Oh amigo,não havia aqui uma casa? Havia sim senhor. Como é que você sabia,se não é daqui? Olhe para esta fotografia. Quando ela foi tirada estava cá. Pois estava. E que bem ela se vê. Quem é que fez essa fotografia? Foi alguém que andou por aqui de avião. Então já a gente não pode andar por aí de qualquer maneira? Isto até parece mentira. E agora estou eu a ver. Ali também estavam uns chaparros. Desapareceram para se fazer o caminho. Sim senhor,está-se sempre a aprender.
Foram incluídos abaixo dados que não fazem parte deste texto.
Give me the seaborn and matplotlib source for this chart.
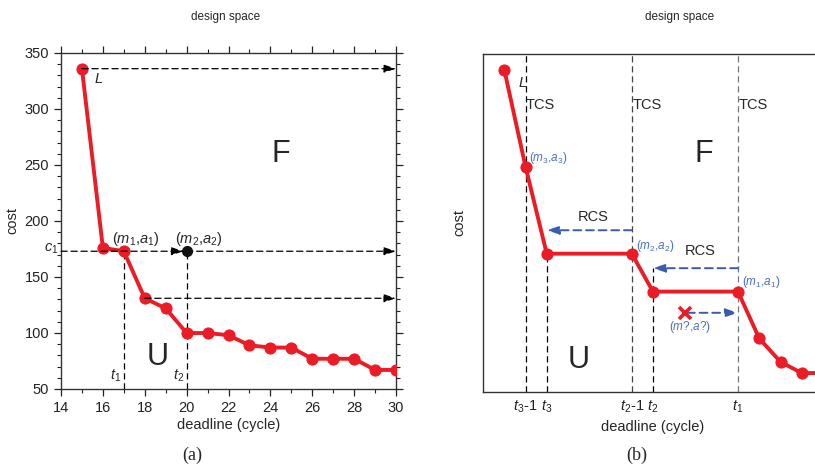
import matplotlib
matplotlib.use("Agg")
import matplotlib.pyplot as plt
import numpy as np
import pandas as pd
import seaborn as sns
from matplotlib.ticker import MultipleLocator

sns.set_theme(style="ticks")
plt.rcParams["font.family"] = ["Liberation Sans", "DejaVu Sans"]
plt.rcParams.update({
    "mathtext.fontset": "custom",
    "mathtext.rm": "Liberation Sans",
    "mathtext.it": "Liberation Sans:italic",
    "mathtext.bf": "Liberation Sans:bold",
})

CRVENA = "#eb1c26"
PLAVA = "#3a5bb0"
PLAVI_TEKST = "#4a6cc4"

# (a) krivulja troška po roku
rok_a = [15, 16, 17, 18, 19, 20, 21, 22, 23, 24, 25, 26, 27, 28, 29, 30]
trosak_a = [336, 176, 173, 131, 122, 100, 100, 98, 89, 87, 87, 77, 77, 77, 67, 67]
m2_tocka = (20, 173)

# (b) shematski prikaz (relativne jedinice)
rok_b = [0, 1, 2, 6, 7, 11, 12, 13, 14, 15]
trosak_b = [336, 249, 171, 171, 137, 137, 95, 74, 64, 64]
oznake_b = [1, 2, 6, 7, 11]
tekst_oznaka_b = ["$t_3$-1", "$t_3$", "$t_2$-1", "$t_2$", "$t_1$"]

fig = plt.figure(figsize=(8.15, 4.67), dpi=100)
ax1 = fig.add_axes([61 / 815, 1 - 389 / 467, 335 / 815, 336 / 467])
ax2 = fig.add_axes([483 / 815, 1 - 392 / 467, 340 / 815, 338 / 467])

crta = dict(color="black", lw=0.9, ls=(0, (5, 3)))
strelica = dict(arrowstyle="-|>,head_length=0.6,head_width=0.2", color="black",
                lw=0.9, ls=(0, (5, 3)), shrinkA=0, shrinkB=0)

# ---------- (a) ----------
df_a = pd.DataFrame({"rok": rok_a, "trosak": trosak_a})
sns.lineplot(data=df_a, x="rok", y="trosak", ax=ax1, color=CRVENA, lw=2.8,
             marker="o", markersize=8, markeredgecolor=CRVENA, zorder=3)
ax1.annotate("", xy=(30, 336), xytext=(15, 336), arrowprops=strelica)
ax1.annotate("", xy=(19.85, 173), xytext=(14, 173), arrowprops=strelica)
ax1.annotate("", xy=(30, 173), xytext=(20, 173), arrowprops=strelica)
ax1.annotate("", xy=(30, 131), xytext=(18, 131), arrowprops=strelica)
ax1.plot([17, 17], [50, 173], **crta)
ax1.plot([20, 20], [50, 173], **crta)
ax1.plot(*m2_tocka, "o", color="#111111", ms=7, zorder=4)

ax1.text(15.6, 323, "$L$", fontsize=10.5)
ax1.text(17.55, 180, "$(m_1$,$a_1)$", fontsize=10.5, ha="center")
ax1.text(20.6, 180, "$(m_2$,$a_2)$", fontsize=10.5, ha="center")
ax1.text(13.55, 175, "$c_1$", fontsize=10.5, ha="center", va="center", clip_on=False)
ax1.text(16.6, 62, "$t_1$", fontsize=10.5, ha="center", va="center")
ax1.text(19.6, 62, "$t_2$", fontsize=10.5, ha="center", va="center")
ax1.text(24.5, 260, "F", fontsize=22, ha="center", va="center")
ax1.text(18.6, 79, "U", fontsize=22, ha="center", va="center")

ax1.set_xlim(14, 30)
ax1.set_ylim(50, 350)
ax1.xaxis.set_major_locator(MultipleLocator(2))
ax1.xaxis.set_minor_locator(MultipleLocator(1))
ax1.yaxis.set_major_locator(MultipleLocator(50))
ax1.yaxis.set_minor_locator(MultipleLocator(10))
ax1.tick_params(which="both", top=True, right=True, direction="out",
                labelsize=10.5, colors="#222222")
ax1.tick_params(which="major", length=5, width=0.9)
ax1.tick_params(which="minor", length=3, width=0.8)
ax1.set_xlabel("deadline (cycle)", fontsize=10.5, labelpad=2)
ax1.set_ylabel("cost", fontsize=10.5, labelpad=4)
for s in ax1.spines.values():
    s.set_linewidth(1.0)
    s.set_color("#333333")

# ---------- (b) ----------
df_b = pd.DataFrame({"rok": rok_b, "trosak": trosak_b})
sns.lineplot(data=df_b, x="rok", y="trosak", ax=ax2, color=CRVENA, lw=2.8,
             marker="o", markersize=8, markeredgecolor=CRVENA, zorder=3)

ax2.plot([1, 1], [47, 350], **crta)
ax2.plot([6, 6], [47, 350], color="#444444", lw=0.9, ls=(0, (5, 3)))
ax2.plot([11, 11], [47, 350], color="#777777", lw=0.9, ls=(0, (5, 3)))
ax2.plot([2, 2], [47, 171], **crta)
ax2.plot([7, 7], [47, 158], **crta)
for x in [1, 6, 11]:
    ax2.text(x + 0.02, 304, "TCS", fontsize=10.5, va="center")

plava_strelica = dict(arrowstyle="-|>,head_length=0.6,head_width=0.2", color=PLAVA,
                      lw=1.4, ls=(0, (4, 2.5)), shrinkA=0, shrinkB=0)
ax2.annotate("", xy=(2, 192), xytext=(6, 192), arrowprops=plava_strelica)
ax2.annotate("", xy=(7, 158), xytext=(11, 158), arrowprops=plava_strelica)
ax2.annotate("", xy=(11, 118), xytext=(8.6, 118), arrowprops=plava_strelica)
ax2.plot(8.5, 118, marker="x", color=CRVENA, ms=9, mew=2.6, zorder=4)
ax2.text(4.2, 204, "RCS", fontsize=10.5, ha="center", va="center")
ax2.text(9.2, 173, "RCS", fontsize=10.5, ha="center", va="center")

ax2.text(0.65, 324, "$L$", fontsize=10.5, va="center")
ax2.text(1.15, 257, "$(m_3$,$a_3)$", fontsize=8.5, color=PLAVI_TEKST, va="center")
ax2.text(6.2, 178, "$(m_2$,$a_2)$", fontsize=8.5, color=PLAVI_TEKST, va="center")
ax2.text(11.2, 146, "$(m_1$,$a_1)$", fontsize=8.5, color=PLAVI_TEKST, va="center")
ax2.text(8.75, 105, "$(m?$,$a?)$", fontsize=8.5, color=PLAVI_TEKST, ha="center", va="center")
ax2.text(9.4, 260, "F", fontsize=22, ha="center", va="center")
ax2.text(3.5, 76, "U", fontsize=22, ha="center", va="center")

ax2.set_xlim(-1, 15)
ax2.set_ylim(47, 350)
ax2.set_xticks(oznake_b)
ax2.set_xticklabels(tekst_oznaka_b)
ax2.set_yticks([])
ax2.tick_params(axis="x", length=0, labelsize=10.5, pad=5, colors="#222222")
ax2.set_xlabel("deadline (cycle)", fontsize=10.5, labelpad=3)
ax2.set_ylabel("cost", fontsize=10.5, labelpad=12)
ax2.spines["right"].set_visible(False)
for s in ax2.spines.values():
    s.set_linewidth(1.0)
    s.set_color("#333333")

# naslovi i potpisi
fig.text(226 / 815, 1 - 17 / 467, "design space", fontsize=8.5, ha="center", va="center")
fig.text(680 / 815, 1 - 17 / 467, "design space", fontsize=8.5, ha="center", va="center")
fig.text(192 / 815, 1 - 455 / 467, "(a)", fontsize=13, ha="center", va="center",
         family=["Liberation Serif", "DejaVu Serif"])
fig.text(637 / 815, 1 - 455 / 467, "(b)", fontsize=13, ha="center", va="center",
         family=["Liberation Serif", "DejaVu Serif"])

fig.savefig("out.png", dpi=100)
segunda-feira, 12 de abril de 2010

REI DO CARVÃO

Não lagarvam as moças. Pudera,se elas eram filhas ali do rei do carvão.

domingo, 11 de abril de 2010

BAIRRISMOS

Esses bairrismos são,às vezes,de grande exagero. Dizia ele,para amesquinhar a terra ao lado da sua,que o que ela tinha de melhor era a estrada que as ligava.

sábado, 10 de abril de 2010

UM RAMO DE FLORES

O professor,já um quarentão,andava enlevado. Interrompia as aulas da mais que tudo,para lhe levar um ramo de flores. Os moços gozavam.

sexta-feira, 9 de abril de 2010

DE EMENDA

À mesa,não se deve ler o jornal,foi o que acabara de ouvir,de pessoa muito respeitada. E assim,
nunca mais,ainda que o silêncio se arrastasse. Ficara-lhe de emenda.

quinta-feira, 8 de abril de 2010

DISTÂNCIAS

O diabo da terra não havia meio de aparecer. É já ali,diziam-lhe. A pressa alonga as distâncias. Mas não só a pressa,que isto de distâncias tem muito que se lhe diga.

quarta-feira, 7 de abril de 2010

POISOS

Ia estar uns tempos livre do patrão. E fizera-se à estrada,um longo trajecto,a pedir descanso. Pois entre tantos poisos,logo foi pousar num em que pousara o patrão.

terça-feira, 6 de abril de 2010

PREVISÕES

Parecia a árvore,ali tão desprotegida,naquela encruzilhada,ir ficar sem uma florinha branca,das muitas que a adornavam. É que tinham vindo ventos e chuva de arrasar. Pois podia dizer-se que nem uma florinha perdera. Vá-se lá fazer previsões.

segunda-feira, 5 de abril de 2010

MAIS UMA PARTIDA

A vida estava-lhe a sair madrasta,pelo que o menino não devia ter saído de casa a correr. Foi mais uma partida que a vida lhe pregou. Não tivera culpa,coitado.

domingo, 4 de abril de 2010

DE NEGRO

Vira partir o marido para nunca mais. Pois foi como ela o tivesse acompanhado. E assim,para sempre de negro se vestiu.

sábado, 3 de abril de 2010

CAIS

Morrera-lhe o marido,um homem ao mar dedicado. Em sua memória,permanecia longas horas em cais.

sexta-feira, 2 de abril de 2010

PERIGOSO

Era ele um confiado,um sem segundas intenções. Jogo franco,nada na manga,que assim é que bonito é. Muita surpresa foi colhendo ao longo da caminhada. Para que servia ter mais de uma cara? Parecia ser isso perigoso,por poderem as caras bulharem.

quinta-feira, 1 de abril de 2010

ESGOTOS

O emaranhado de ramos,de trepadeiras,de ervas de todos os tamanhos,era tal, que lembrava aquilo uma pequena selva,e seria como numa selva os que por lá faziam pela vida. De aves,viam-se pombos,e ouviam-se galos,do resto, apenas chegavam vozes. Luz não havia. A água seria de poços,que a ribeira que por ali corria era de esgotos.